*PROBLEM STATEMENT:* Below are records; please write out exactly the lines from the first line through the line containing "of nox.center, yshift=-3pt]", with no pictures.

# # # #

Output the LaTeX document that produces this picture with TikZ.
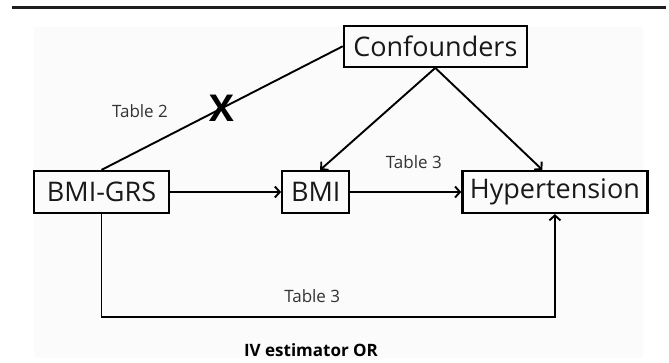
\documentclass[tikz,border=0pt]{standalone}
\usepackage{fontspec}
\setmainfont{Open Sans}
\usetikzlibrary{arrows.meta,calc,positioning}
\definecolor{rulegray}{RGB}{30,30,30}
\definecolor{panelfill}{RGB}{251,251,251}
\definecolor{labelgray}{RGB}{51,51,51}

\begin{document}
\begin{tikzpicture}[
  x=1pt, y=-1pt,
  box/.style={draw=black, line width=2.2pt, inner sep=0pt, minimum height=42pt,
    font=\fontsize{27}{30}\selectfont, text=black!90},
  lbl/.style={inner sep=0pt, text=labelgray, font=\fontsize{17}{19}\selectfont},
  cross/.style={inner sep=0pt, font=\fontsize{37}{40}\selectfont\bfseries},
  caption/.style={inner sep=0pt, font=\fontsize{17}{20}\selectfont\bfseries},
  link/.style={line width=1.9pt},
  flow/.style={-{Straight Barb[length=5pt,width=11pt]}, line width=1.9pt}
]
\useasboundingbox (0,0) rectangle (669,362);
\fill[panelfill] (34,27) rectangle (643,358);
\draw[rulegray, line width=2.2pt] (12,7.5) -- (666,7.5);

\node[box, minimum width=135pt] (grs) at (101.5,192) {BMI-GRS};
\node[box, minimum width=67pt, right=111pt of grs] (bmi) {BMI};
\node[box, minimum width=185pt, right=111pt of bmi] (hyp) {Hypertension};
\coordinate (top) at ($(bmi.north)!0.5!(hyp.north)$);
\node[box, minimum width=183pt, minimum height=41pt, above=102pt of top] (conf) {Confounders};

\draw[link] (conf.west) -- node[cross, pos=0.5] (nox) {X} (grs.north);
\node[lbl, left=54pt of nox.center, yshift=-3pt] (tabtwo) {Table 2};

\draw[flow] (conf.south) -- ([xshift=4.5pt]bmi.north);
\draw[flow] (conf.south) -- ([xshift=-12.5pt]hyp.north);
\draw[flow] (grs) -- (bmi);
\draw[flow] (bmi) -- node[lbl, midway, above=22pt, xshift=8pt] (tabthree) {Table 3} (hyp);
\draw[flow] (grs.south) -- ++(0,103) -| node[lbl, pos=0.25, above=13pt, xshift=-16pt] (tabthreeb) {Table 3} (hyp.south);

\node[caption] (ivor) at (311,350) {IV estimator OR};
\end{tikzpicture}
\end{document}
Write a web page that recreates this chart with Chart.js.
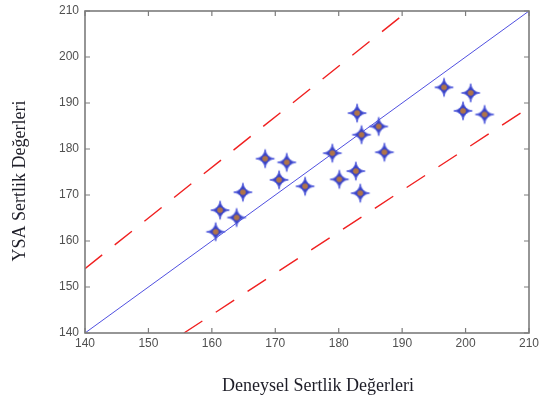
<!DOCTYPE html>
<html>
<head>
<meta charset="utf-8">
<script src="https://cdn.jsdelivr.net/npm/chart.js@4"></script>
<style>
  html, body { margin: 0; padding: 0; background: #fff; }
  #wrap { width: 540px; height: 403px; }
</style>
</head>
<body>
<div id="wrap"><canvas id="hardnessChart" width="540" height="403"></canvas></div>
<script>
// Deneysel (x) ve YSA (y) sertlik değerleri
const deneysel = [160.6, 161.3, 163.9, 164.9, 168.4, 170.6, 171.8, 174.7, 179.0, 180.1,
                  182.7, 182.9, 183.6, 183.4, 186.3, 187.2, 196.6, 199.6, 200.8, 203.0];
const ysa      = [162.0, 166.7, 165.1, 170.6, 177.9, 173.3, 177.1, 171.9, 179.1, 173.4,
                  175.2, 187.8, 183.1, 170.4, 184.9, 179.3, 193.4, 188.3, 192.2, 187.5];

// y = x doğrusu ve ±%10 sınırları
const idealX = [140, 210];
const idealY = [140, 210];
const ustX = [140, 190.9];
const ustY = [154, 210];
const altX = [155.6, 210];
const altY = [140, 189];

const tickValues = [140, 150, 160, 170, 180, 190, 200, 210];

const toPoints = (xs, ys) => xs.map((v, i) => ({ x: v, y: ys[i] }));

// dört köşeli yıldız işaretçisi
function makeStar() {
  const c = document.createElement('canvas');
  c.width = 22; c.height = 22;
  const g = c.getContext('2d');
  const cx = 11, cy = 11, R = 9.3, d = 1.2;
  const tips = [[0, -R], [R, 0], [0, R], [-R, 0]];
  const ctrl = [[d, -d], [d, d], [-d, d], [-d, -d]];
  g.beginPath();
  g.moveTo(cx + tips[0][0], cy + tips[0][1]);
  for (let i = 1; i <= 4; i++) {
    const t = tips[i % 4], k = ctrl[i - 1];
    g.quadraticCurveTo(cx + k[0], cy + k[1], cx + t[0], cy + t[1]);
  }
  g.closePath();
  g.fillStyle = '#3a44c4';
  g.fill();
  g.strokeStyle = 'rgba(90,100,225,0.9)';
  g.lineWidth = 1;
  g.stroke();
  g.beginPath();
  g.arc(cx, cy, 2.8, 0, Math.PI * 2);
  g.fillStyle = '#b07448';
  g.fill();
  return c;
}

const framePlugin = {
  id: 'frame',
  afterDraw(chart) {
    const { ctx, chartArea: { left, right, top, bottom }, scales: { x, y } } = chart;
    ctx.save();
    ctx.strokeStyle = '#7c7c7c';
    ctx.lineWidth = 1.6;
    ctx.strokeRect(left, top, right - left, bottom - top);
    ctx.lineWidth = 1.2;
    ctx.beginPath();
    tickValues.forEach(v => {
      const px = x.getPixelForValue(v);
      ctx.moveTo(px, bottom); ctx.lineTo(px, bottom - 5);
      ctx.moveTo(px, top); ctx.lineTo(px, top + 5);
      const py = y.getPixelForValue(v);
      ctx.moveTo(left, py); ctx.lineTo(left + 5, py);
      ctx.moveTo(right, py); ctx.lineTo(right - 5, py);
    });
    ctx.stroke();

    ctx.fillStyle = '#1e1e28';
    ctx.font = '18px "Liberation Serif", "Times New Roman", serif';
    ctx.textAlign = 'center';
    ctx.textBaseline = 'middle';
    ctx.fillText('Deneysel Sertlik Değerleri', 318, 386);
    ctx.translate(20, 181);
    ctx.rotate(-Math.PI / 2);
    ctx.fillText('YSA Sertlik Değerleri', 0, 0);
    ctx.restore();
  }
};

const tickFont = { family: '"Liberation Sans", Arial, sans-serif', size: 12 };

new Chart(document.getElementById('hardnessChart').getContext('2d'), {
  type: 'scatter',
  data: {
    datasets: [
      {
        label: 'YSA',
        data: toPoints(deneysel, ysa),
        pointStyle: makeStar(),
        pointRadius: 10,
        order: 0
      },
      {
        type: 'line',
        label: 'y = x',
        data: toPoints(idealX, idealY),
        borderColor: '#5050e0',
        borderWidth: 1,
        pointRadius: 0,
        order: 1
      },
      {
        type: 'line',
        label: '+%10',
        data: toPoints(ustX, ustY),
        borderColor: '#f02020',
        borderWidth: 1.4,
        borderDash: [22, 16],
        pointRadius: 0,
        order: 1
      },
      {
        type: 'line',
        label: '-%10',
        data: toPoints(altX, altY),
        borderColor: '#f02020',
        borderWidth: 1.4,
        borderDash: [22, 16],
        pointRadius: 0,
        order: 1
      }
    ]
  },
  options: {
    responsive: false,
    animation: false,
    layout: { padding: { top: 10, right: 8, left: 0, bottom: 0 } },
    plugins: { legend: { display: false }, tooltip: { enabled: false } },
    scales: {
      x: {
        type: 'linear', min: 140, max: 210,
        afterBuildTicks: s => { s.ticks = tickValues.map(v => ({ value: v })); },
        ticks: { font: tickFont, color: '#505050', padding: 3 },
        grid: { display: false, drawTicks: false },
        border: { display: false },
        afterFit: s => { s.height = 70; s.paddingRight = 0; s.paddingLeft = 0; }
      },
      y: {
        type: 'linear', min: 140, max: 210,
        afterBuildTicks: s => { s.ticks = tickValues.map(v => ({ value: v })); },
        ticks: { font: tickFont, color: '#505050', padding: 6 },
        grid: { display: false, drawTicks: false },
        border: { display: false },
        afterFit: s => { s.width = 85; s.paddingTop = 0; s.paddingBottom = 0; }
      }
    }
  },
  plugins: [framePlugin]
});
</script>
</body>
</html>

# # # #

*SOLVED EXERCISE:*
Output the LaTeX document that produces this picture with TikZ.
\documentclass[tikz,border=0pt]{standalone}
\usepackage{fontspec}
\setmainfont{Open Sans}
\usetikzlibrary{arrows.meta,calc,positioning}
\definecolor{rulegray}{RGB}{30,30,30}
\definecolor{panelfill}{RGB}{251,251,251}
\definecolor{labelgray}{RGB}{51,51,51}

\begin{document}
\begin{tikzpicture}[
  x=1pt, y=-1pt,
  box/.style={draw=black, line width=2.2pt, inner sep=0pt, minimum height=42pt,
    font=\fontsize{27}{30}\selectfont, text=black!90},
  lbl/.style={inner sep=0pt, text=labelgray, font=\fontsize{17}{19}\selectfont},
  cross/.style={inner sep=0pt, font=\fontsize{37}{40}\selectfont\bfseries},
  caption/.style={inner sep=0pt, font=\fontsize{17}{20}\selectfont\bfseries},
  link/.style={line width=1.9pt},
  flow/.style={-{Straight Barb[length=5pt,width=11pt]}, line width=1.9pt}
]
\useasboundingbox (0,0) rectangle (669,362);
\fill[panelfill] (34,27) rectangle (643,358);
\draw[rulegray, line width=2.2pt] (12,7.5) -- (666,7.5);

\node[box, minimum width=135pt] (grs) at (101.5,192) {BMI-GRS};
\node[box, minimum width=67pt, right=111pt of grs] (bmi) {BMI};
\node[box, minimum width=185pt, right=111pt of bmi] (hyp) {Hypertension};
\coordinate (top) at ($(bmi.north)!0.5!(hyp.north)$);
\node[box, minimum width=183pt, minimum height=41pt, above=102pt of top] (conf) {Confounders};

\draw[link] (conf.west) -- node[cross, pos=0.5] (nox) {X} (grs.north);
\node[lbl, left=54pt of nox.center, yshift=-3pt] (tabtwo) {Table 2};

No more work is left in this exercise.